創業60周年を迎えたオーディオテクニカ(東京都町田市)が、2022年11月上旬に発売したある新製品が話題を振りまいている。ポータブル・アナログレコードプレーヤーの「サウンドバーガー」だ。販路をオンラインストアに絞り、発売するや即完売。12月1日の再販売でも瞬く間に売り切れた。なぜヒットしたのか、いったい誰が注目しているのか背景を探った。

レコード盤を挟み込むデザインが個性的な、オーディオテクニカのポータブル・アナログレコードプレーヤー「サウンドバーガー(AT-SB2022)」。約40年ぶりに復活した
レコード盤を挟み込むデザインが個性的な、オーディオテクニカのポータブル・アナログレコードプレーヤー「サウンドバーガー(AT-SB2022)」。約40年ぶりに復活した

場所を取らない小型アナログレコードプレーヤー

 「サウンドバーガー(AT-SB2022)」は、オーディオテクニカが1982年に発売した同名のポータブル・アナログレコードプレーヤーを復活させた商品だ。本体にレコード盤を挟んで聴く独特なスタイルが、ハンバーガーに似ていることから愛称として名付けられた。

 今回のサウンドバーガーは日本の他、欧米や東南アジアなどアナログレコード再生に対する熱が高い世界の各地域を対象に、数量限定で発売された。価格は2万3800円(税込み)と比較的手ごろ。しかもアンプやスピーカーをそろえなくてもBluetooth対応のワイヤレスヘッドホン・イヤホンを接続して簡単に「アナログレコードの音」が楽しめるとあって、発売日に即完売となった。

 「サウンドバーガーの復活」は、オーディオテクニカの創業60周年を祝うアニバーサリー企画の一つとして浮上した。「数あるアイデアの中で、アナログレコードを知らない世代に、アナログレコードの魅力を伝えるためのコミュニケーションツールとしても、サウンドバーガーは最適という声が社内からも多く集まった」と、同社で商品企画を担当したマーケティング部プロダクトマネジメント課 コンシューマープロダクトグループ リーダーの國分裕昭氏が振り返る。

サウンドバーガーの商品企画を担当した、オーディオテクニカ マーケティング部プロダクトマネジメント課の國分氏
サウンドバーガーの商品企画を担当した、オーディオテクニカ マーケティング部プロダクトマネジメント課の國分氏

手持ちのBluetoothオーディオ機器を使ってシンプルに聴ける

 筆者も11月上旬の発売日に運良くサウンドバーガーを手に入れることができた。我が家に届いてから、肩身が狭そうに書棚に並んでいたアナログレコードのコレクションを引っ張り出して毎日聴いている。

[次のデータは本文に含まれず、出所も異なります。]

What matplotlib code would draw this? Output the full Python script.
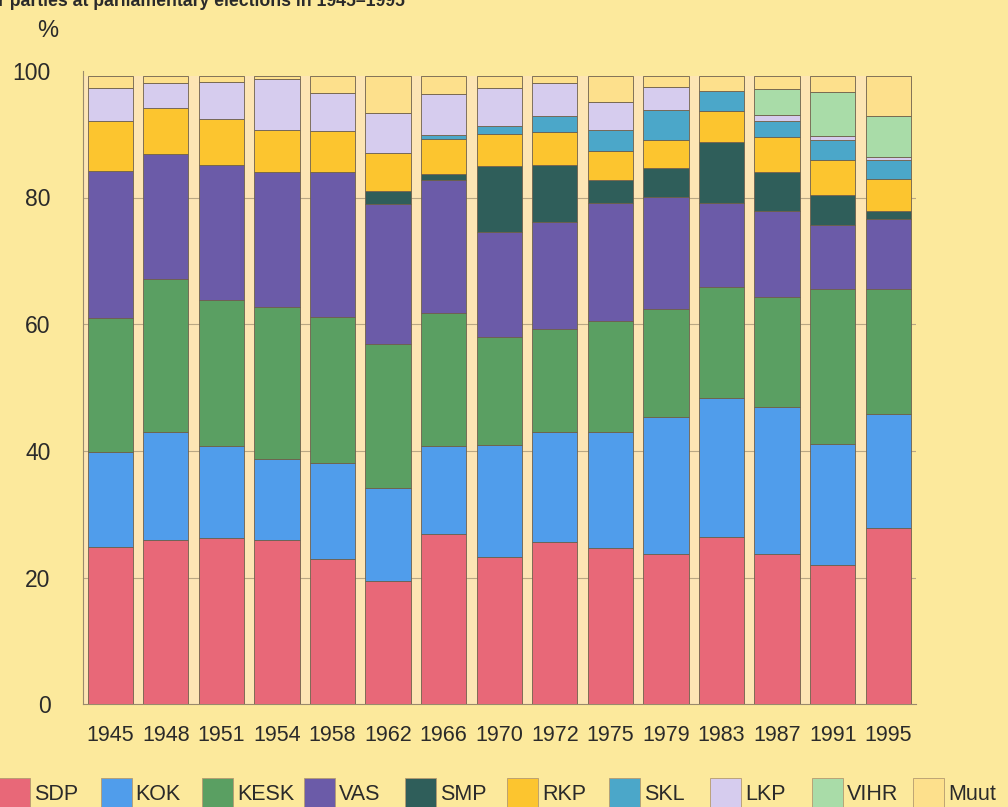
import matplotlib.pyplot as plt
from matplotlib.patches import Rectangle
import numpy as np

plt.rcParams["font.family"] = ["Liberation Sans", "DejaVu Sans"]

years = ["1945", "1948", "1951", "1954", "1958", "1962", "1966", "1970",
         "1972", "1975", "1979", "1983", "1987", "1991", "1995"]

# vote shares (%), stacked bottom -> top
sdp = [24.9, 26.0, 26.2, 25.9, 23.0, 19.5, 26.9, 23.2, 25.6, 24.7, 23.7, 26.4, 23.8, 22.0, 27.9]
kok = [14.9, 17.0, 14.6, 12.8, 15.1, 14.6, 13.8, 17.8, 17.4, 18.3, 21.6, 22.0, 23.1, 19.1, 17.9]
kesk = [21.1, 24.1, 23.0, 24.0, 23.0, 22.8, 21.0, 17.0, 16.3, 17.5, 17.1, 17.5, 17.4, 24.5, 19.7]
vas = [23.3, 19.8, 21.4, 21.3, 22.9, 22.0, 21.0, 16.5, 16.8, 18.6, 17.7, 13.3, 13.5, 10.1, 11.1]
smp = [0, 0, 0, 0, 0, 2.2, 1.0, 10.4, 9.1, 3.7, 4.5, 9.6, 6.2, 4.7, 1.3]
rkp = [7.9, 7.3, 7.2, 6.7, 6.5, 6.0, 5.6, 5.2, 5.2, 4.6, 4.4, 4.9, 5.5, 5.5, 5.0]
skl = [0, 0, 0, 0, 0, 0, 0.6, 1.2, 2.4, 3.3, 4.8, 3.1, 2.6, 3.1, 3.0]
lkp = [5.2, 3.9, 5.8, 8.0, 6.0, 6.2, 6.5, 6.0, 5.3, 4.3, 3.7, 0, 1.0, 0.7, 0.5]
vihr = [0, 0, 0, 0, 0, 0, 0, 0, 0, 0, 0, 0, 4.1, 6.9, 6.5]
muut = [1.9, 1.1, 1.0, 0.5, 2.7, 5.9, 2.8, 1.9, 1.1, 4.2, 1.7, 2.4, 2.0, 2.6, 6.3]

parties = ["SDP", "KOK", "KESK", "VAS", "SMP", "RKP", "SKL", "LKP", "VIHR", "Muut"]
series = [sdp, kok, kesk, vas, smp, rkp, skl, lkp, vihr, muut]
colors = ["#e86878", "#509deb", "#5a9f62", "#6b5ba8", "#2f5e5a",
          "#fcc52f", "#4ba7c9", "#d6ccee", "#a9dca8", "#fde08c"]

BG = "#fce99c"
CREAM = "#fde5b4"
EDGE = "#6e604c"
TXT = "#2a2a2a"

W, H = 1008, 807


def fx(px):
    return px / W


def fy(py):
    return 1 - py / H


fig = plt.figure(figsize=(W / 100, H / 100), dpi=100)
fig.patch.set_facecolor(BG)

ax = fig.add_axes([fx(82.5), fy(704.3), fx(916) - fx(82.5), fy(70.8) - fy(704.3)])
ax.set_facecolor("none")

x = np.arange(len(years))
width = 0.815
totals = np.sum(np.array(series), axis=0)

# cream panel behind the columns
ax.add_patch(Rectangle((-0.5, 0), len(years) - 1 + width / 2 + 0.5, totals.max(),
                       facecolor=CREAM, edgecolor="none", zorder=0))

for yv in [20, 40, 60, 80]:
    ax.axhline(yv, color="#b9a784", lw=0.8, zorder=1)

bottom = np.zeros(len(years))
for vals, col in zip(series, colors):
    vals = np.array(vals, dtype=float)
    m = vals > 0
    ax.bar(x[m], vals[m], bottom=bottom[m], width=width, color=col,
           edgecolor=EDGE, linewidth=0.6, zorder=3)
    bottom += vals

ax.set_xlim(-0.5, len(years) - 0.5)
ax.set_ylim(0, 100)
ax.set_yticks([0, 20, 40, 60, 80, 100])
ax.set_xticks(x)
ax.set_xticklabels(years)
ax.tick_params(axis="y", length=0, pad=23, labelsize=16.5, labelcolor=TXT)
ax.tick_params(axis="x", length=0, pad=15, labelsize=15.5, labelcolor=TXT)
for s in ["top", "right"]:
    ax.spines[s].set_visible(False)
for s in ["left", "bottom"]:
    ax.spines[s].set_color("#9a8a6c")
    ax.spines[s].set_linewidth(0.8)

fig.text(fx(48), fy(31), "%", fontsize=17, color=TXT, ha="center", va="center")

fig.text(fx(-2), fy(6), "r parties at parliamentary elections in 1945\u20131995",
         fontsize=12.7, fontweight="bold", color=TXT, ha="left", va="baseline")

# legend row
pitch = 101.6
for i, (name, col) in enumerate(zip(parties, colors)):
    left = i * pitch - 1
    fig.patches.append(Rectangle((fx(left), 0), fx(31), fy(778),
                                 transform=fig.transFigure, facecolor=col,
                                 edgecolor="#b49a70", linewidth=0.6))
    fig.text(fx(left + 35), fy(794), name, fontsize=15.5, color=TXT,
             ha="left", va="center")

fig.savefig("out.png", dpi=100, facecolor=BG)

 オリジナルのサウンドバーガーを知らないので、新旧モデルを比べることはできないが、復活したサウンドバーガーの手応えを一言で言えば、「しっかりとしている本格派のレコードプレーヤー」といった印象だ。

 レコードを載せるプラッター(ターンテーブルの回転部)はアルミニウム合金製。ベルトドライブ方式による回転がとても安定している。A・B面に複数の曲を収録する大きなLP盤には33・1/3回転、両面1曲ずつのEP盤には45回転のレコードが多く、サウンドバーガーは各回転数のレコードを正確に回してくれる。

レコードの種類に合わせて2つの回転数に切り替えられる
レコードの種類に合わせて2つの回転数に切り替えられる

 本体にスピーカーは内蔵していないが、Bluetoothに対応するヘッドホンやイヤホン、そしてワイヤレススピーカーなどに接続して手軽にアナログレコードの音が聴ける。サウンドバーガーはコンパクトで持ち運べるサイズなので、昔ながらのアナログレコードプレーヤーよりも置き場所を取らない。さらに約12時間の連続再生が楽しめる充電式のバッテリーを内蔵しているので、室内を移動しながら聴いたり、友人の家や屋外にも持ち出せたりする。